I’ve never believed that cinema is only entertainment.
Some films leave the theatre with you. They crawl under your skin, sit quietly in your thoughts, and make you carry people and histories that were never yours and yet somehow become yours.
That is what Main Vaapas Aaunga did to me.
I have always struggled to consume stories around the 1947 Partition. Not because they are difficult to understand, but because they are impossible to remain untouched by. You cannot witness displacement, separation, violence, and the breaking of ordinary lives without asking yourself: could humanity have chosen differently?
This film is not only about Partition.
It is about women and what they carry during conflict.
It is about love interrupted by politics.
It is about generations inheriting silences they never created.
It is about communities that once lived together and what happens when fear becomes stronger than familiarity.
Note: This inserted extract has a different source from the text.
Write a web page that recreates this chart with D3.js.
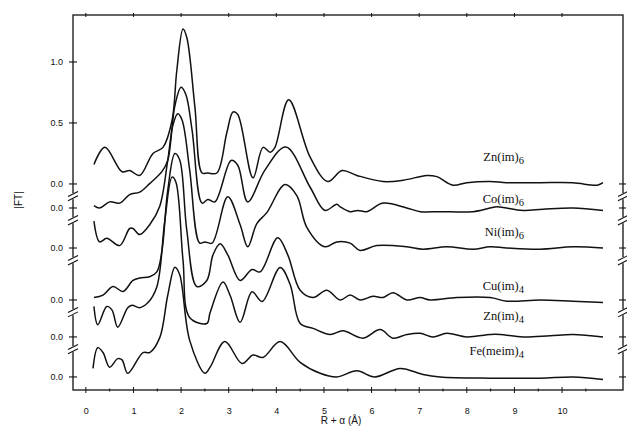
<!DOCTYPE html>
<html>
<head>
<meta charset="utf-8">
<script src="https://cdn.jsdelivr.net/npm/d3@7"></script>
<style>
  body { margin: 0; background: #fff; }
  svg { display: block; }
</style>
</head>
<body>
<div id="chart"></div>
<script>
// R + alpha values (A) and |FT| values
var rZn6 = [0.17,0.40,0.76,0.92,1.13,1.41,1.62,1.81,1.91,2.04,2.12,2.29,2.44,2.56,2.75,2.96,3.09,3.19,3.51,3.72,3.87,3.97,4.26,4.71,5.08,5.38,5.69,6.24,6.66,7.16,7.37,7.71,8.00,8.49,8.84,9.54,10.23,10.74,10.86];
var ftZn6 = [0.16,0.30,0.10,0.11,0.07,0.25,0.30,0.52,0.93,1.27,1.20,0.63,0.09,0.09,0.09,0.42,0.59,0.57,0.05,0.30,0.26,0.30,0.69,0.22,0.02,0.11,0.07,0.02,0.03,0.07,0.06,-0.01,0.01,0.02,0.01,0.01,0.01,-0.01,0.01];

var rCo6 = [0.17,0.29,0.50,0.71,0.92,1.13,1.34,1.60,1.72,1.87,2.00,2.10,2.23,2.44,2.56,2.71,3.05,3.19,3.40,3.76,4.20,4.71,5.02,5.27,5.34,5.55,5.71,5.90,6.24,6.74,7.02,7.44,8.13,8.49,8.63,9.18,9.60,10.23,10.86];
var ftCo6 = [0.02,0.00,0.05,0.04,0.11,0.13,0.20,0.30,0.39,0.84,0.99,0.93,0.64,0.04,0.07,0.05,0.39,0.35,0.05,0.31,0.50,0.17,-0.02,0.03,0.01,-0.03,-0.02,-0.03,0.04,0.00,-0.03,-0.03,-0.03,0.00,0.01,-0.02,-0.01,0.00,-0.02];

var rNi6 = [0.17,0.29,0.44,0.71,0.92,0.99,1.13,1.34,1.55,1.72,1.83,1.93,2.02,2.18,2.39,2.50,2.65,2.98,3.24,3.40,3.59,3.80,4.18,4.43,4.64,5.02,5.27,5.55,5.76,6.11,6.74,7.08,7.58,8.13,8.49,8.84,9.54,10.23,10.86];
var ftNi6 = [0.22,0.05,0.08,0.02,0.16,0.16,0.11,0.19,0.34,0.72,1.01,1.10,1.05,0.64,0.04,0.05,0.04,0.42,0.19,0.01,0.20,0.29,0.52,0.43,0.17,0.01,0.05,0.04,-0.02,0.02,0.01,-0.01,0.01,-0.01,0.01,0.00,-0.01,0.01,0.00];

var rCu4 = [0.17,0.36,0.57,0.78,0.99,1.13,1.34,1.49,1.60,1.72,1.87,1.97,2.12,2.33,2.54,2.67,2.82,2.98,3.24,3.49,3.66,4.03,4.24,4.50,4.77,5.06,5.34,5.55,5.76,6.03,6.24,6.45,6.74,7.02,7.23,7.79,8.49,8.84,9.54,10.23,10.86];
var ftCu4 = [0.02,0.04,0.11,0.07,0.16,0.18,0.19,0.23,0.41,0.90,1.20,1.15,0.57,0.11,0.16,0.37,0.46,0.37,0.16,0.25,0.23,0.51,0.37,0.08,0.02,0.08,0.00,0.04,0.00,0.03,0.02,0.06,0.00,0.02,0.00,0.02,0.02,-0.01,0.00,-0.01,-0.02];

var rZn4 = [0.17,0.25,0.44,0.55,0.67,0.88,0.97,1.13,1.30,1.49,1.66,1.81,1.89,2.04,2.18,2.54,2.61,2.88,3.03,3.24,3.49,3.70,4.08,4.29,4.50,4.77,5.13,5.40,5.82,6.18,6.45,6.74,7.02,7.29,7.58,8.00,8.49,8.70,9.18,9.75,10.23,10.86];
var ftZn4 = [0.25,0.10,0.25,0.22,0.08,0.24,0.26,0.24,0.28,0.41,0.96,1.31,1.27,0.63,0.16,0.11,0.20,0.45,0.34,0.12,0.37,0.29,0.57,0.43,0.11,0.07,0.02,0.05,-0.01,0.06,-0.01,0.02,0.03,0.00,0.03,0.00,0.02,0.02,0.00,0.01,0.02,0.00];

var rFe4 = [0.15,0.25,0.36,0.50,0.67,0.76,0.88,1.20,1.34,1.55,1.72,1.87,1.97,2.18,2.50,2.61,2.92,3.28,3.51,3.72,4.08,4.50,4.92,5.27,5.69,6.07,6.60,7.08,7.44,8.49,9.54,10.23,10.86];
var ftFe4 = [0.07,0.24,0.20,0.08,0.15,0.14,0.03,0.20,0.20,0.32,0.67,0.90,0.84,0.30,0.03,0.08,0.29,0.11,0.18,0.16,0.29,0.12,0.03,0.00,0.05,0.00,0.07,0.02,0.00,-0.01,-0.01,0.00,-0.02];

var names = ["Zn(im)", "Co(im)", "Ni(im)", "Cu(im)", "Zn(im)", "Fe(meim)"];
var subs = ["6", "6", "6", "4", "4", "4"];
var xTicks = [0,1,2,3,4,5,6,7,8,9,10];
var yTicksTop = [1.0, 0.5];

var w = 627, h = 429;
// vertical shift of each trace (|FT| units)
var offsets = [0, -0.197, -0.525, -0.951, -1.254, -1.582];
var series = [[rZn6, ftZn6], [rCo6, ftCo6], [rNi6, ftNi6], [rCu4, ftCu4], [rZn4, ftZn4], [rFe4, ftFe4]];

var svg = d3.select("#chart").append("svg")
  .attr("width", w)
  .attr("height", h);

var x = d3.scaleLinear().domain([-0.27, 11.28]).range([73, 623]);
var y = d3.scaleLinear().domain([-1.689, 1.385]).range([390, 15]);

var ink = "#111";

// frame
svg.append("rect")
  .attr("x", x(-0.27)).attr("y", y(1.385))
  .attr("width", x(11.28) - x(-0.27)).attr("height", y(-1.689) - y(1.385))
  .attr("fill", "none").attr("stroke", ink).attr("stroke-width", 1.3);

// bottom axis
var xAxis = d3.axisBottom(x).tickValues(xTicks).tickSize(0).tickPadding(18)
  .tickFormat(d3.format("d"));
svg.append("g")
  .attr("transform", "translate(0," + y(-1.689) + ")")
  .call(xAxis)
  .call(g => g.select(".domain").remove())
  .call(g => g.selectAll("text").attr("font-family", "Liberation Sans, Arial, sans-serif")
    .attr("font-size", 9).attr("fill", ink));

// crossing ticks on bottom and top
var minor = d3.range(0, 11, 0.5);
svg.append("g").selectAll("line")
  .data(minor)
  .enter().append("line")
  .attr("x1", d => x(d)).attr("x2", d => x(d))
  .attr("y1", d => y(-1.689) - (d % 1 === 0 ? 3 : 1.5))
  .attr("y2", d => y(-1.689) + (d % 1 === 0 ? 3 : 1.5))
  .attr("stroke", ink).attr("stroke-width", 1);
svg.append("g").selectAll("line")
  .data(xTicks)
  .enter().append("line")
  .attr("x1", d => x(d)).attr("x2", d => x(d))
  .attr("y1", y(1.385) - 2).attr("y2", y(1.385) + 2)
  .attr("stroke", ink).attr("stroke-width", 1);

// left ticks: 1.0, 0.5 on top trace, then the zero of every trace
var leftTicks = yTicksTop.map(v => ({v: v, label: d3.format(".1f")(v)}))
  .concat(offsets.map(o => ({v: o, label: "0.0"})));
var lt = svg.append("g");
lt.selectAll("line")
  .data(leftTicks)
  .enter().append("line")
  .attr("x1", x(-0.27) - 4).attr("x2", x(-0.27) + 4)
  .attr("y1", d => y(d.v)).attr("y2", d => y(d.v))
  .attr("stroke", ink).attr("stroke-width", 1.1);
lt.selectAll("text")
  .data(leftTicks)
  .enter().append("text")
  .attr("x", x(-0.27) - 10)
  .attr("y", d => y(d.v) + 3)
  .attr("text-anchor", "end")
  .attr("font-family", "Liberation Sans, Arial, sans-serif")
  .attr("font-size", 9)
  .attr("fill", ink)
  .text(d => d.label);

// right ticks at each zero
svg.append("g").selectAll("line")
  .data(offsets)
  .enter().append("line")
  .attr("x1", x(11.28) - 4).attr("x2", x(11.28) + 3)
  .attr("y1", d => y(d)).attr("y2", d => y(d))
  .attr("stroke", ink).attr("stroke-width", 1.1);

// axis breaks (//) below each zero except the last
var breaks = offsets.slice(0, -1).map(o => o - 0.1);
[x(-0.27), x(11.28)].forEach(function(ax) {
  var b = svg.append("g");
  b.selectAll("rect")
    .data(breaks)
    .enter().append("rect")
    .attr("x", ax - 2).attr("y", d => y(d) - 3)
    .attr("width", 4).attr("height", 6)
    .attr("fill", "#fff");
  [-2.2, 2.2].forEach(function(dy) {
    b.append("g").selectAll("line")
      .data(breaks)
      .enter().append("line")
      .attr("x1", ax - 5).attr("x2", ax + 5)
      .attr("y1", d => y(d) + dy + 2.5).attr("y2", d => y(d) + dy - 2.5)
      .attr("stroke", ink).attr("stroke-width", 1.1);
  });
});

// traces
var line = d3.line()
  .x(d => x(d[0]))
  .y(d => y(d[1]))
  .curve(d3.curveCatmullRom.alpha(0.5));

svg.append("g").selectAll("path")
  .data(series.map((s, i) => s[0].map((r, j) => [r, s[1][j] + offsets[i]])))
  .enter().append("path")
  .attr("d", line)
  .attr("fill", "none")
  .attr("stroke", ink)
  .attr("stroke-width", 1.5)
  .attr("stroke-linejoin", "round");

// trace labels
var labelY = [161, 203, 236, 290, 320, 355];
var lab = svg.append("g").selectAll("text")
  .data(names)
  .enter().append("text")
  .attr("x", 524)
  .attr("y", (d, i) => labelY[i])
  .attr("text-anchor", "end")
  .attr("font-family", "Liberation Serif, Times New Roman, serif")
  .attr("font-size", 12.5)
  .attr("fill", ink);
lab.append("tspan").text(d => d);
lab.append("tspan")
  .attr("dy", 3)
  .attr("font-size", 10.5)
  .text((d, i) => subs[i]);

// axis titles
svg.append("text")
  .attr("transform", "translate(22," + 200 + ") rotate(-90)")
  .attr("text-anchor", "middle")
  .attr("font-family", "Liberation Sans, Arial, sans-serif")
  .attr("font-size", 10)
  .attr("fill", ink)
  .text("|FT|");

svg.append("text")
  .attr("x", 341)
  .attr("y", 424)
  .attr("text-anchor", "middle")
  .attr("font-family", "Liberation Sans, Arial, sans-serif")
  .attr("font-size", 10)
  .attr("fill", ink)
  .text("R + α (Å)");
</script>
</body>
</html>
And most importantly, it is about returning home.
Not always physically. Sometimes emotionally.
What moved me most was not grand speeches or dramatic moments. It was the quiet ache of unfinished conversations, of unrequited love, of people who never got closure because history made choices for them.
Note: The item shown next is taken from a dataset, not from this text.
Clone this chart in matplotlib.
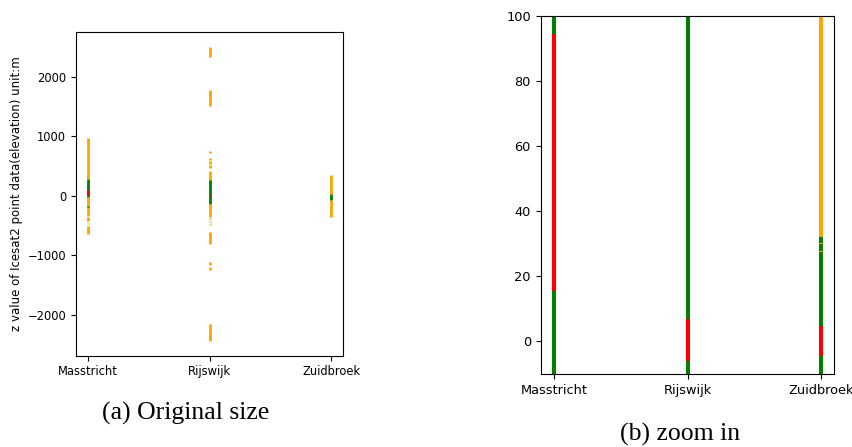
import matplotlib
matplotlib.use("Agg")
import matplotlib.pyplot as plt

sites = ['Masstricht', 'Rijswijk', 'Zuidbroek']

# (site index, low z, high z) for each run of points, per class colour
orange_segments = [
    (0, 280, 980), (0, -340, -20), (0, -425, -365), (0, -480, -450), (0, -640, -505),
    (1, 2340, 2510), (1, 1510, 1780), (1, 715, 745), (1, 600, 640), (1, 540, 580),
    (1, 461, 520), (1, 252, 420), (1, -355, -140), (1, -390, -370), (1, -440, -420),
    (1, -495, -470), (1, -813, -606), (1, -1170, -1120), (1, -1250, -1200),
    (1, -2450, -2160),
    (2, 32.2, 348), (2, -353, -72),
]
green_segments = [
    (0, -20, 280), (0, -185, -165),
    (1, -140, 264),
    (2, -72, 32.2),
]
red_segments = [
    (0, 15.5, 94.5),
    (1, -6, 7),
    (2, -4.6, 4.6),
]
# thin orange bits that sit on top of the green runs
orange_marks = [
    (2, 30.0, 30.4), (2, 27.4, 27.8),
]

W, H = 853, 447
fig = plt.figure(figsize=(W / 100, H / 100), dpi=100)

ax1 = fig.add_axes([76 / W, 1 - 355.7 / H, (343.3 - 76) / W, (355.7 - 31.7) / H])
ax2 = fig.add_axes([540.7 / W, 1 - 374 / H, (834.3 - 540.7) / W, (374 - 16) / H])


def draw(ax, lw):
    for segs, col in [(orange_segments, 'orange'), (green_segments, 'green'),
                      (red_segments, 'red'), (orange_marks, 'orange')]:
        xs = [s[0] for s in segs]
        lo = [s[1] for s in segs]
        hi = [s[2] for s in segs]
        ax.vlines(xs, lo, hi, colors=col, lw=lw)
    ax.set_xticks(range(len(sites)))
    ax.set_xlim(-0.1, 2.1)


draw(ax1, 2.0)
ax1.set_ylim(-2690, 2760)
ax1.set_yticks([-2000, -1000, 0, 1000, 2000])
ax1.set_xticklabels(sites, fontsize=8.3)
ax1.tick_params(axis='y', labelsize=8.3)

draw(ax2, 2.9)
ax2.set_ylim(-10, 100)
ax2.set_yticks([0, 20, 40, 60, 80, 100])
ax2.set_xticklabels(sites, fontsize=9.3)
ax2.tick_params(axis='y', labelsize=9.3)

fig.text(17 / W, 1 - 194 / H, 'z value of Icesat2 point data(elevation) unit:m',
         rotation=90, ha='center', va='center', fontsize=8.5)

fig.text(186 / W, 1 - 413 / H, '(a) Original size', ha='center', va='center',
         family='Liberation Serif', fontsize=18.5)
fig.text(680 / W, 1 - 434 / H, '(b) zoom in', ha='center', va='center',
         family='Liberation Serif', fontsize=18.5)

fig.savefig('out.png', dpi=100)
The performances stay with you.
Naseeruddin Shah reminds us that extraordinary acting is not always loud. Sometimes it is a look, a silence, a body carrying decades of memory. Rajat Kapoor beautifully captures the distance that trauma can create between generations. Vedang Raina brings sincerity and innocence, and Sharvari adds emotional depth and grace to the narrative.

But beyond performances, what stayed with me was this:
This is one of the rare films that chooses humanity over hatred.
At a time when so much visual storytelling glorifies anger, revenge, and division in the name of strength or patriotism, this film quietly argues for something harder; love, coexistence, and compassion.
For me, patriotism has never meant hating another culture, religion, or people. It has meant protecting humanity while loving your own country.
Partition should not teach us how to hate.
It should teach us the cost of hatred.
And perhaps the greatest tribute to those who suffered is not carrying forward the bitterness they had every reason to keep alive.
If there is one film I would recommend this weekend, not for entertainment but for reflection, it would be this one.
May each one of us find our way back home.